Plato’s Lysis and conceptual ambiguity: φίλος

I’ve been reading through Plato’s Lysis this teaching term, and it’s a great deal of fun, and quite interesting. One of the things I’ve noted is the difficulty we have of teasing out two senses of φίλος, and I feel like Socrates is exploiting this at times.

A quick visit to the lexicon, or reading some Ancient Greek literature, will acquaint you with:

(1) φίλος – a substantive noun that means “friend”

(2) φίλος, η, ον – an adjective that, esp with a dative, means “dear to”

Now, those are two different concepts, but they are intertwined in the word φίλος – Greek doesn’t require you to disambiguate and in some cases doesn’t provide the means to disambiguate. Notably in one part of the dialogue (212b and following), Socrates is arguably trying to do some disambiguation work. Who is the φίλος? The one who loves (φιλῶν) or the one who is loved (φιλούμενος). And here the ambiguity rears its head. We would say, in English, that a person who loves another with φιλία is being or acting as a friend to them, even if they don’t reciprocate. That is, they aren’t friends, but one is acting with friendship towards the other. So ὁ φιλῶν is the φίλος. On the other hand, we would say that the person so-loved (φιλούμενος) is held dear to the one so loving them (φιλῶν), so it is the φιλούμενος that is the φίλος.

Socrates’ argument is subtle, and I think the Lysis is a difficult text philosophically in many ways, but he even rejects the idea that mutual affection (where each friend also loves the other) is a workable unitary account of friendship, because then those that love things that can’t love them back, car-lovers, for instance, are not actually φίλοι to cars.

But I’m not actually here today to talk about friendship, though it’s a topic I have a lot to say about. I’m interested in the ambiguity of language. And that is, how impossible it is for us to decide whether Socrates, or Plato, thought of the two senses of φίλος as distinct or not. I’m not saying that they could or not could not distinguish those ideas, clearly they could. Because of the whole φιλῶν v. φιλούμενος construction! But when they heard φίλος did they stop and think, “Oh, there’s a subjective and an objective value to this word that I must stop and disambiguate here”, or did they always functionally just hear φίλος and think φίλος in a way that makes it difficult to pull the two apart.

I realise I’m dangerously close to Sapir-Whorf grounds, but indulge me for a second. Some languages, e.g. Mongolian, distinguish light blue and dark blue. English does not.
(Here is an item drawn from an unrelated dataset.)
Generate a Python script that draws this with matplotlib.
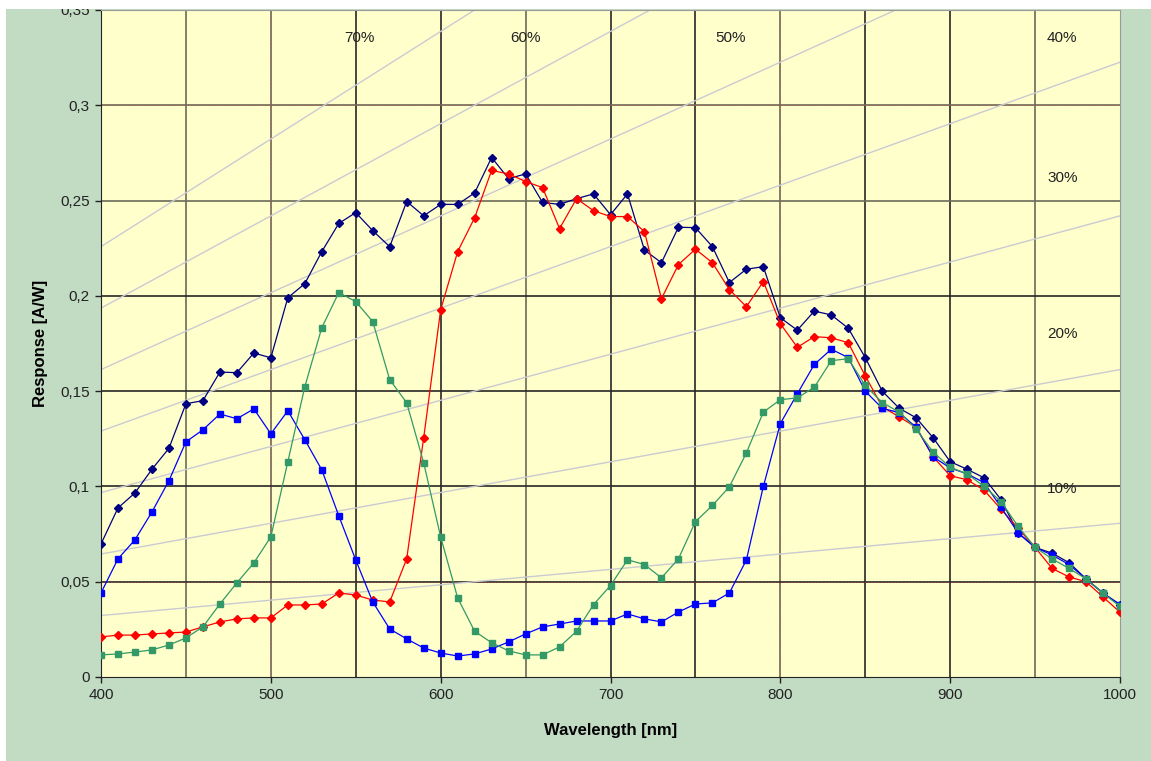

So in Mongolian you must specify – are you talking about light blue or dark blue? Ambiguity is not an option. In English, I can just talk about blue. I can pull apart blue into light blue and dark blue, but I don’t have to. Which means I have the mental option to not think about a particular shade as ‘ambiguous’, because I don’t perceive any ambiguity – I just didn’t specify because specification wasn’t required.

Is that the case with φίλος – not that specification is impossible, but there just isn’t a perception that specification is needed, except when one decides that one does want to carve up the terrain, and make specifications that aren’t inherent to the word itself? And is Socrates exploiting that a little in the dialogue?